> _Your objective_:
Please quote exactly the opening lines of the data, from the first line to the one where "0.141, 0.132, 0.124];" appears.

> _Dataset extract_:
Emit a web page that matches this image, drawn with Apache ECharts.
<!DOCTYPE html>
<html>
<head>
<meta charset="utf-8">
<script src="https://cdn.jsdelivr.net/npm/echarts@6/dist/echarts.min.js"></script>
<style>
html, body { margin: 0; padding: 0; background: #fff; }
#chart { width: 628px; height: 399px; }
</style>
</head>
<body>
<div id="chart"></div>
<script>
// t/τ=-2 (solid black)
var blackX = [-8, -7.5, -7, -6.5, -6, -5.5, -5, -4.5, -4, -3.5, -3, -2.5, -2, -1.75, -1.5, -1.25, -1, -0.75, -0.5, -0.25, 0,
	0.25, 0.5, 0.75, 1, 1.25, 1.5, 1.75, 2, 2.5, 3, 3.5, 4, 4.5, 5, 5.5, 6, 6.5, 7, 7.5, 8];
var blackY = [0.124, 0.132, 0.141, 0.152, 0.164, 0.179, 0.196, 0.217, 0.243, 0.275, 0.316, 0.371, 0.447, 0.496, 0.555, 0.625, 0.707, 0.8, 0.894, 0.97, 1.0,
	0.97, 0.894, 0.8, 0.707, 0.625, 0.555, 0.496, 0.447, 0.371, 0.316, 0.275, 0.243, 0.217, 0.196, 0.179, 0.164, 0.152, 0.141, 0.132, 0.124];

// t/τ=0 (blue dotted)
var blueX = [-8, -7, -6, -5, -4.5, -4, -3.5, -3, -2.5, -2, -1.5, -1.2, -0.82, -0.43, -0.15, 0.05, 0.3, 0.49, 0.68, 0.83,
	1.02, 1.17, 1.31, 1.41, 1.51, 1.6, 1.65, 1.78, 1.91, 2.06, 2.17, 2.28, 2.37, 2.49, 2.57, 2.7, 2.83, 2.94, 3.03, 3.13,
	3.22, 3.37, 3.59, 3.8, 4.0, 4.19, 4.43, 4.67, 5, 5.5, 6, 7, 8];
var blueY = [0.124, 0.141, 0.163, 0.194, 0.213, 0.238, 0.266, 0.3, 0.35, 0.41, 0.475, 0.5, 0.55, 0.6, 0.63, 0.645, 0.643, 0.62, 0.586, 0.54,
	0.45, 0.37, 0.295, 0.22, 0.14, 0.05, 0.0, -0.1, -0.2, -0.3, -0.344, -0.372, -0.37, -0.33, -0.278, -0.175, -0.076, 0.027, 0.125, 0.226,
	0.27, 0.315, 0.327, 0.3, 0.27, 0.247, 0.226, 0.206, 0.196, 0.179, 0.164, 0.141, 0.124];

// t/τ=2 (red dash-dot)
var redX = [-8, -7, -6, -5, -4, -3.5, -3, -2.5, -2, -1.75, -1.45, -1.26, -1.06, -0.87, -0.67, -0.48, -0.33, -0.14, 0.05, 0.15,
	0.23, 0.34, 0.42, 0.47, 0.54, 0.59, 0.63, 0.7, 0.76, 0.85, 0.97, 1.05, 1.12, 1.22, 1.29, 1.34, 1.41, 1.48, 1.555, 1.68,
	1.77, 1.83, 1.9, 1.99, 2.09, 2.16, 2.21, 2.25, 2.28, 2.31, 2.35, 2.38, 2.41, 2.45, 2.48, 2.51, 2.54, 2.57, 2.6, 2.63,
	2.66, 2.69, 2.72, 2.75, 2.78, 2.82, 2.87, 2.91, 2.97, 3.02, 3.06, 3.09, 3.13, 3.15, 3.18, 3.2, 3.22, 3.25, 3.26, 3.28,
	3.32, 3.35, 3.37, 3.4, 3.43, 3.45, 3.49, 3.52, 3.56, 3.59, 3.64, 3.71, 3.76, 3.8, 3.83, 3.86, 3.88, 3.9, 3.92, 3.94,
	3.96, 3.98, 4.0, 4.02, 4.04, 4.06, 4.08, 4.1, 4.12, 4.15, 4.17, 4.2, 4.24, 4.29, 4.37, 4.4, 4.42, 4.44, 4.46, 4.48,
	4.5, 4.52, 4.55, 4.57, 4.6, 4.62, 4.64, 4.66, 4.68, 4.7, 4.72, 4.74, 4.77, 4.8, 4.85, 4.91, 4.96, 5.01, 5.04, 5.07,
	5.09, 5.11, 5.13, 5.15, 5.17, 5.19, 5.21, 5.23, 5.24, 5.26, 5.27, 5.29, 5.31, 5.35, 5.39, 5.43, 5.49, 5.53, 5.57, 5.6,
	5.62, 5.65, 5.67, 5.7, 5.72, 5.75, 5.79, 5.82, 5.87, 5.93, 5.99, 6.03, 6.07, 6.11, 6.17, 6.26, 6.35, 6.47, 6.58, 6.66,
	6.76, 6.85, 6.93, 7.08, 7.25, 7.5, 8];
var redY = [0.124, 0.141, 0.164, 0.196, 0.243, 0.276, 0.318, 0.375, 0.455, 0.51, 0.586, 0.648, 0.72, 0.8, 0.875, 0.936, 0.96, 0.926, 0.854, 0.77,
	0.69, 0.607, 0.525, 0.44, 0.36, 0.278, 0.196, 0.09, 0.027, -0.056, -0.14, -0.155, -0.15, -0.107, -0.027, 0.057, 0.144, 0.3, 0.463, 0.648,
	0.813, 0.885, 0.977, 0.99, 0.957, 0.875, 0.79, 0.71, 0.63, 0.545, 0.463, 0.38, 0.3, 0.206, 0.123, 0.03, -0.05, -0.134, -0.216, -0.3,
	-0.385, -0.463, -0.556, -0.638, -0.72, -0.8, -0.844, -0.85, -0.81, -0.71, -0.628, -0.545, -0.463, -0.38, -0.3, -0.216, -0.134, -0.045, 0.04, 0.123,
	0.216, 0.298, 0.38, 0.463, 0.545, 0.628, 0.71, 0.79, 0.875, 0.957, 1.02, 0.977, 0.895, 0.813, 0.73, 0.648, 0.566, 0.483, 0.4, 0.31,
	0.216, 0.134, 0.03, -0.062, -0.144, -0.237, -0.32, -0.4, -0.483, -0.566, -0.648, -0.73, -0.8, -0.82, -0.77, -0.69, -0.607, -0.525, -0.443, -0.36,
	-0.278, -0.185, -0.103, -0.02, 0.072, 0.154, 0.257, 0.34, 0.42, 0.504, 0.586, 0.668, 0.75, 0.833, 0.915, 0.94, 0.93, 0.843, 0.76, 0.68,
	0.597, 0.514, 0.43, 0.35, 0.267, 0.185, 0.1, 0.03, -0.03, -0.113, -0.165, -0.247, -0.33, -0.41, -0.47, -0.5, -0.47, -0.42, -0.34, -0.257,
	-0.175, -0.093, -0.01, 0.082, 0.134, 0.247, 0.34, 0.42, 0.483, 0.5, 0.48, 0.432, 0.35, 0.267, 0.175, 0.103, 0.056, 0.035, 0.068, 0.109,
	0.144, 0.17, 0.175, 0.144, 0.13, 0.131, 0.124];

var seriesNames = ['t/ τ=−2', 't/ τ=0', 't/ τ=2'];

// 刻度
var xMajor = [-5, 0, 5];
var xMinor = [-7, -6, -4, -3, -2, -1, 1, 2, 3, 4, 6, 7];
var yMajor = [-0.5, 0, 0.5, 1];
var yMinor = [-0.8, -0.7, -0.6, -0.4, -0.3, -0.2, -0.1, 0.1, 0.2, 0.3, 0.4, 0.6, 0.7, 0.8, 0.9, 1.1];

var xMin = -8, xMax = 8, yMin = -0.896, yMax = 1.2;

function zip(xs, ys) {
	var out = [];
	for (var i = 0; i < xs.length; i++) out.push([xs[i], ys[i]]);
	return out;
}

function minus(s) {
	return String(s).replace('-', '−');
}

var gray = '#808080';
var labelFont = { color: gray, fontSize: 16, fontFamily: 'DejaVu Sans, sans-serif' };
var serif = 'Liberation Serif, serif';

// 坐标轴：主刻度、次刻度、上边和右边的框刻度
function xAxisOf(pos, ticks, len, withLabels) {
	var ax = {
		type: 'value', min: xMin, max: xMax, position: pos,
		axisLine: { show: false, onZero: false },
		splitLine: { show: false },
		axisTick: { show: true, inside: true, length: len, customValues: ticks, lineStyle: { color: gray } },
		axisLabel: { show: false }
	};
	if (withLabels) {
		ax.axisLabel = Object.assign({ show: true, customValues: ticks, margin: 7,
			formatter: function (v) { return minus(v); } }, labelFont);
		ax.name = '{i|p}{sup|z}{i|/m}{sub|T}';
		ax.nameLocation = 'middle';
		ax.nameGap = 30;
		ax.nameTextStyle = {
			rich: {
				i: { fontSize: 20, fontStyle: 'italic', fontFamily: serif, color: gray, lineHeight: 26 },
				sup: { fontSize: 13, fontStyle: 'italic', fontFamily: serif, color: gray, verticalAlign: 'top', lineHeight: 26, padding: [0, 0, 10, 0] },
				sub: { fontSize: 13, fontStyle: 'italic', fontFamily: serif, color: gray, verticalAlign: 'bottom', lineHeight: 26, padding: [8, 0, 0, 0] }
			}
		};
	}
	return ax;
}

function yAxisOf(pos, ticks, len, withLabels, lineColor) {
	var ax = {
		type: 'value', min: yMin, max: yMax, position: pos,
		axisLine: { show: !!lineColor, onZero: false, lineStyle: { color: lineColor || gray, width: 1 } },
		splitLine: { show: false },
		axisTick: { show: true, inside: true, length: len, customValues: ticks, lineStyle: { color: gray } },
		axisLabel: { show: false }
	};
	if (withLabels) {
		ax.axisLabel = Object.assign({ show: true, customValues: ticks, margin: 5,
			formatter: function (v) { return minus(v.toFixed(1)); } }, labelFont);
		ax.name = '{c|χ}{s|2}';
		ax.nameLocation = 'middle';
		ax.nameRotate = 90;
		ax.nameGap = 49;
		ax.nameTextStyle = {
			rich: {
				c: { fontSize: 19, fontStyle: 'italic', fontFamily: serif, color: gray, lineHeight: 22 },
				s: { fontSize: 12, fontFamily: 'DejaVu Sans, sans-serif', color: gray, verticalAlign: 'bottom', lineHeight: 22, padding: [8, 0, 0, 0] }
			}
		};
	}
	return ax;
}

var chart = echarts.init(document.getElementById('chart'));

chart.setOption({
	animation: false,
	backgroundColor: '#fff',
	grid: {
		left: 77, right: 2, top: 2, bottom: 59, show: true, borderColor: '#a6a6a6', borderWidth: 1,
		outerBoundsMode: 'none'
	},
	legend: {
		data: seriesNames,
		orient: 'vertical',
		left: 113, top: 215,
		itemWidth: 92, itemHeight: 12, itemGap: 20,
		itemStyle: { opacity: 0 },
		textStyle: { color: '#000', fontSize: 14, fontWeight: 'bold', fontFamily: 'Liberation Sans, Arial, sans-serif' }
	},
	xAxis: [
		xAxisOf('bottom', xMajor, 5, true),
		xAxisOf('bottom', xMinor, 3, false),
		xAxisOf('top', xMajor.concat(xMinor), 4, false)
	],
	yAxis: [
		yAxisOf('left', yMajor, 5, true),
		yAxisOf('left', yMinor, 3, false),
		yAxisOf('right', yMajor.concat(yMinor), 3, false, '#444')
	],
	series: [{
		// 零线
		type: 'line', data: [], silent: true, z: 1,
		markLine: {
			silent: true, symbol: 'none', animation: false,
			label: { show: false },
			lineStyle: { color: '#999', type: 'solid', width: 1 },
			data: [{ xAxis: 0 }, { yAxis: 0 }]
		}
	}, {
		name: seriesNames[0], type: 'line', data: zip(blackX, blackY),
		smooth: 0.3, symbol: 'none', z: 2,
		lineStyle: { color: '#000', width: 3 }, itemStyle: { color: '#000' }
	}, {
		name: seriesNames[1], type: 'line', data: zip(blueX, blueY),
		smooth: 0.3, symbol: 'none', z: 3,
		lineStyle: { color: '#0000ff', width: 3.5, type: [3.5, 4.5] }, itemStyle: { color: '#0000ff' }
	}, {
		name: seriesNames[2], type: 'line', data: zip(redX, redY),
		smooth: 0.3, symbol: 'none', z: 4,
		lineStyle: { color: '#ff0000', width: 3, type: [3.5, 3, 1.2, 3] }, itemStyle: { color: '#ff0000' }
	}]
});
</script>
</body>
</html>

> _Exercise result_:
Emit a web page that matches this image, drawn with Apache ECharts.
<!DOCTYPE html>
<html>
<head>
<meta charset="utf-8">
<script src="https://cdn.jsdelivr.net/npm/echarts@6/dist/echarts.min.js"></script>
<style>
html, body { margin: 0; padding: 0; background: #fff; }
#chart { width: 628px; height: 399px; }
</style>
</head>
<body>
<div id="chart"></div>
<script>
// t/τ=-2 (solid black)
var blackX = [-8, -7.5, -7, -6.5, -6, -5.5, -5, -4.5, -4, -3.5, -3, -2.5, -2, -1.75, -1.5, -1.25, -1, -0.75, -0.5, -0.25, 0,
	0.25, 0.5, 0.75, 1, 1.25, 1.5, 1.75, 2, 2.5, 3, 3.5, 4, 4.5, 5, 5.5, 6, 6.5, 7, 7.5, 8];
var blackY = [0.124, 0.132, 0.141, 0.152, 0.164, 0.179, 0.196, 0.217, 0.243, 0.275, 0.316, 0.371, 0.447, 0.496, 0.555, 0.625, 0.707, 0.8, 0.894, 0.97, 1.0,
	0.97, 0.894, 0.8, 0.707, 0.625, 0.555, 0.496, 0.447, 0.371, 0.316, 0.275, 0.243, 0.217, 0.196, 0.179, 0.164, 0.152, 0.141, 0.132, 0.124];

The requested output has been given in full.